Fort Benton – Some Thing I Learned on the Road part 2

I love Fort Benton. It’s an incredible place. Everyone was friendly and welcoming. You're surrounded by history.

As the “birthplace of Montana” Fort Benton has incredible history in its own right.

Fort Benton also played a pivotal role in the early history of southern Alberta. The Whoop-Up Trail started in Fort Benton. Fort Benton supplied the fur/buffalo/whiskey trade. Many of the early stores in Lethbridge were operated from Fort Benton. The Mounties re-stocked and organized themselves in Fort Benton. Fort Benton is where everyone met and traded.

It would be impossible to put into this blog everything about Fort Benton. But here’s a few that I especially wanted to share.

  1. You can spend hours in Fort Benton going through all of the museums and sites. The tour of the newly recreated Fort was well worth attending. The tour guide was informative and humourous.

  2. I found information I wasn't expecting but which may help to answer a question in my own research. I'm researching the southern Alberta sugar beet industry. When the industry started in 1903 one of the groups working in the sugar beet fields were Chinese workers. But there’s virtually no information. How were they recruited to southern Alberta? Were they people who had worked in the railroad building and who remained?
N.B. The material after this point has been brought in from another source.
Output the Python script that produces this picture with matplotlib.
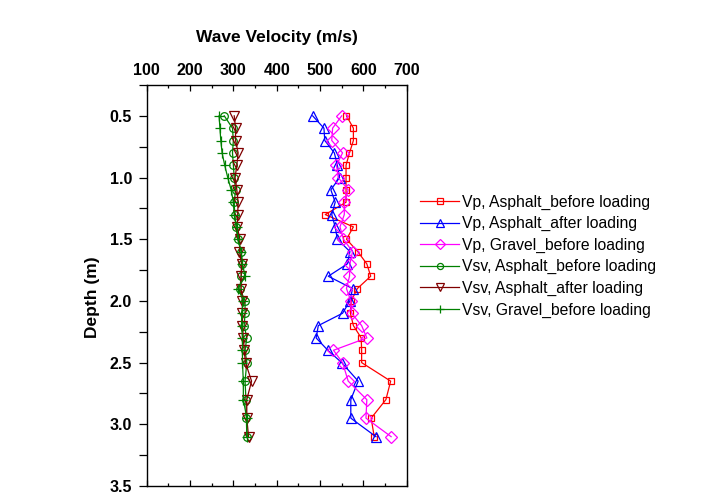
import matplotlib
matplotlib.use("Agg")
import matplotlib.pyplot as plt
from matplotlib.ticker import MultipleLocator

plt.rcParams['font.family'] = ['Liberation Sans', 'DejaVu Sans']

depth = [0.5, 0.6, 0.7, 0.8, 0.9, 1.0, 1.1, 1.2, 1.3, 1.4, 1.5, 1.6, 1.7, 1.8,
         1.9, 2.0, 2.1, 2.2, 2.3, 2.4, 2.5, 2.65, 2.8, 2.95, 3.1]

vp_asphalt_before = [561, 577, 577, 568, 560, 560, 560, 560, 512, 577, 561, 587, 608,
                     617, 586, 572, 570, 577, 595, 596, 596, 663, 652, 618, 625]
vp_asphalt_after = [483, 509, 511, 533, 540, 545, 525, 535, 527, 535, 540, 569, 563,
                    519, 575, 569, 552, 496, 491, 518, 550, 588, 571, 571, 629]
vp_gravel_before = [550, 529, 527, 552, 538, 542, 565, 556, 556, 546, 554, 575, 569,
                    568, 561, 571, 573, 596, 608, 531, 552, 565, 608, 606, 664]
vsv_asphalt_before = [279, 298, 300, 298, 300, 302, 305, 302, 303, 306, 310, 318, 320,
                      318, 315, 327, 327, 325, 331, 327, 331, 327, 329, 330, 331]
vsv_asphalt_after = [302, 305, 305, 311, 308, 304, 308, 311, 310, 309, 315, 314, 319,
                     318, 318, 321, 321, 321, 323, 325, 328, 342, 331, 331, 335]
vsv_gravel_before = [267, 269, 271, 274, 280, 287, 295, 300, 302, 308, 311, 318, 321,
                     327, 311, 323, 319, 319, 321, 321, 321, 323, 323, 331, 331]

labels = ["Vp, Asphalt_before loading", "Vp, Asphalt_after loading",
          "Vp, Gravel_before loading", "Vsv, Asphalt_before loading",
          "Vsv, Asphalt_after loading", "Vsv, Gravel_before loading"]

x_ticks = [100, 200, 300, 400, 500, 600, 700]
y_ticks = [0.5, 1.0, 1.5, 2.0, 2.5, 3.0, 3.5]

fig = plt.figure(figsize=(7.08, 4.95), dpi=100)
W, H = 708, 495
x0, x1, ytop, ybot = 146.7, 406.7, 85, 486
ax = fig.add_axes([x0 / W, 1 - ybot / H, (x1 - x0) / W, (ybot - ytop) / H])

series = [
    (vp_asphalt_before, '#ff0000', 's', 5.0),
    (vp_asphalt_after, '#0000ff', '^', 7.5),
    (vp_gravel_before, '#ff00ff', 'D', 6.0),
    (vsv_asphalt_before, '#008000', 'o', 5.5),
    (vsv_asphalt_after, '#800000', 'v', 7.5),
    (vsv_gravel_before, '#008000', '+', 7.5),
]
for (vals, col, mk, ms), lab in zip(series, labels):
    ax.plot(vals, depth, color=col, lw=0.9, marker=mk, ms=ms,
            mfc='none', mec=col, mew=0.9, label=lab)

ax.set_xlim(100, 700)
ax.set_ylim(3.5, 0.25)
ax.set_xticks(x_ticks)
ax.set_yticks(y_ticks)
ax.set_xticklabels([str(v) for v in x_ticks])
ax.set_yticklabels([f"{v:.1f}" for v in y_ticks])
ax.xaxis.set_minor_locator(MultipleLocator(50))
ax.yaxis.set_minor_locator(MultipleLocator(0.25))

ax.tick_params(axis='x', which='both', direction='in', top=True, bottom=True,
               labeltop=True, labelbottom=False, width=0.9, pad=5)
ax.tick_params(axis='x', which='major', length=4.5)
ax.tick_params(axis='x', which='minor', length=2.5)
ax.tick_params(axis='y', which='both', direction='out', left=True, right=False,
               length=6, width=0.9, pad=4.5)
for lab in ax.get_xticklabels() + ax.get_yticklabels():
    lab.set_fontweight('bold')
    lab.set_fontsize(11.5)
for sp in ax.spines.values():
    sp.set_linewidth(1.0)

ax.xaxis.set_label_position('top')
ax.set_xlabel("Wave Velocity (m/s)", fontsize=12.5, fontweight='bold', labelpad=15)
ax.set_ylabel("Depth (m)", fontsize=12.5, fontweight='bold')
ax.yaxis.set_label_coords((100 - x0) / (x1 - x0), 1 - (297 - ytop) / (ybot - ytop))

leg = fig.legend(loc='upper left', bbox_to_anchor=(420 / W, 1 - 194.5 / H),
                 frameon=False, fontsize=11.3, handlelength=2.5,
                 handletextpad=0.15, labelspacing=0.41, borderpad=0,
                 borderaxespad=0, markerscale=0.8)

fig.savefig("out.png", dpi=100)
Were they a different group? Where did they go after their time in southern Alberta? Did any of the families stay in southern Alberta? In Alberta? Was it just young, single men? I have been looking in numerous archives and books trying to find the answer. Then I found this panel in one of Fort Benton’s museums. There may be no connection and it may just be coincident but at least it gives me another possible source to research.
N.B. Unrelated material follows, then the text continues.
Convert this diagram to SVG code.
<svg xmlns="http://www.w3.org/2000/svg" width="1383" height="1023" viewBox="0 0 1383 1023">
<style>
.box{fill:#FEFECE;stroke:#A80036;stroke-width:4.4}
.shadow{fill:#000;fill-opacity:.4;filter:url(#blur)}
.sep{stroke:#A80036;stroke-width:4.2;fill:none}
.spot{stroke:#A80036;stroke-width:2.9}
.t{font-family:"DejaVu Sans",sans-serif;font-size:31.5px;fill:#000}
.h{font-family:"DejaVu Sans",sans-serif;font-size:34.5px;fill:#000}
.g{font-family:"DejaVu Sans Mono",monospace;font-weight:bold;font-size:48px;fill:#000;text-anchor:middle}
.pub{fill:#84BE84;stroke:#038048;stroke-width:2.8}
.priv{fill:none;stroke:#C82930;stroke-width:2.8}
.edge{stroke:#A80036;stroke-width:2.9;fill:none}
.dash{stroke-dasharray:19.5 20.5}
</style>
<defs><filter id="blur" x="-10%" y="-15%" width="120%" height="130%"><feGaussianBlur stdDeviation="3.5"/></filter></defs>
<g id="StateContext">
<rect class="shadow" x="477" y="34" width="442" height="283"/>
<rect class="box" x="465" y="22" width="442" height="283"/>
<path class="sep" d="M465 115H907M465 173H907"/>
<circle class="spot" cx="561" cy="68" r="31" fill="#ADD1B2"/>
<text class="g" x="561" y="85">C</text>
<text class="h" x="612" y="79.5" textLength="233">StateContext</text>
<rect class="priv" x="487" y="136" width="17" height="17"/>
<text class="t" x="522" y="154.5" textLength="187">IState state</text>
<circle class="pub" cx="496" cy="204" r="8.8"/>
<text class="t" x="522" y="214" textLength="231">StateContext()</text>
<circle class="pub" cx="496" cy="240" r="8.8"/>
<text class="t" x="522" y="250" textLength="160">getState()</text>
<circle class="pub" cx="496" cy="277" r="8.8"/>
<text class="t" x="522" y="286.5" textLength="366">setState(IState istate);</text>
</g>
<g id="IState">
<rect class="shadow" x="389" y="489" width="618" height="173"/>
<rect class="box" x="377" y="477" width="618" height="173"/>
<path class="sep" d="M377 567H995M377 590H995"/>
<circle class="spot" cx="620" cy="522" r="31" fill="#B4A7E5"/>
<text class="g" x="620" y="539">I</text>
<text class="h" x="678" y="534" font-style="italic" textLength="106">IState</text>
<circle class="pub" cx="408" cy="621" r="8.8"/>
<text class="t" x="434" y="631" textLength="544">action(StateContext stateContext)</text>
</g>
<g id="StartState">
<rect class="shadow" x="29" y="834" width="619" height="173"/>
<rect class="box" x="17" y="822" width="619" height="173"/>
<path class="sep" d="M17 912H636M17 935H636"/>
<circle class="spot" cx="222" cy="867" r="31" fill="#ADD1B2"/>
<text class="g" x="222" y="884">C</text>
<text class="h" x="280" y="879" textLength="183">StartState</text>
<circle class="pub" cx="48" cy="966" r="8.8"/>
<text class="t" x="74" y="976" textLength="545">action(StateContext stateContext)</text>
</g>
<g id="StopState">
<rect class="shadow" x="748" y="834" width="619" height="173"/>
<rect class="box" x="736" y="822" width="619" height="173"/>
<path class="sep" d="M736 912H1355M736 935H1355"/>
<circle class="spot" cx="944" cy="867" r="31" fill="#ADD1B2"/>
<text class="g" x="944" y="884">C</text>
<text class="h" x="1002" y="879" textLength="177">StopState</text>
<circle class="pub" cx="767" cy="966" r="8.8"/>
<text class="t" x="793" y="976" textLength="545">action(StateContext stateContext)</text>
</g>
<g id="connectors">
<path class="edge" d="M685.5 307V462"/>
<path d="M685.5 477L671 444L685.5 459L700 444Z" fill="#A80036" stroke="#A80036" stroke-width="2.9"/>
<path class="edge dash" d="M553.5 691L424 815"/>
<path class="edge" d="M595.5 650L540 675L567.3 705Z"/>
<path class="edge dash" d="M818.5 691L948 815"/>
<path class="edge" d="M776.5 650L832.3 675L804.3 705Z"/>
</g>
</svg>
  3. We are linked historically to northern Montana. We are also linked geographically. Our farmers share common concerns and problems. And they also share some of their answers and solutions. Marquis Wheat was so important to the people of Lethbridge that we named one of our major hotels after it (Marquis Hotel built 1928). This wheat could be farmed in more diverse climates then previous wheat, had high yield and made a good bread. I do wonder how many people know that strip farming is a southern Alberta invention. First recorded mention is in the Lethbridge Herald in 1915.

  4. I stayed over night in the 1880s Grand Union Hotel. The restoration work on the building is wonderful. The ambience is great. The hotel is right on the Missouri River and the walk along the river – with all of the interpretive panels and artwork – is time very well spent. I did spend the night in one of the rooms that is supposed to be haunted. But I'm sure none of you want to hear about that.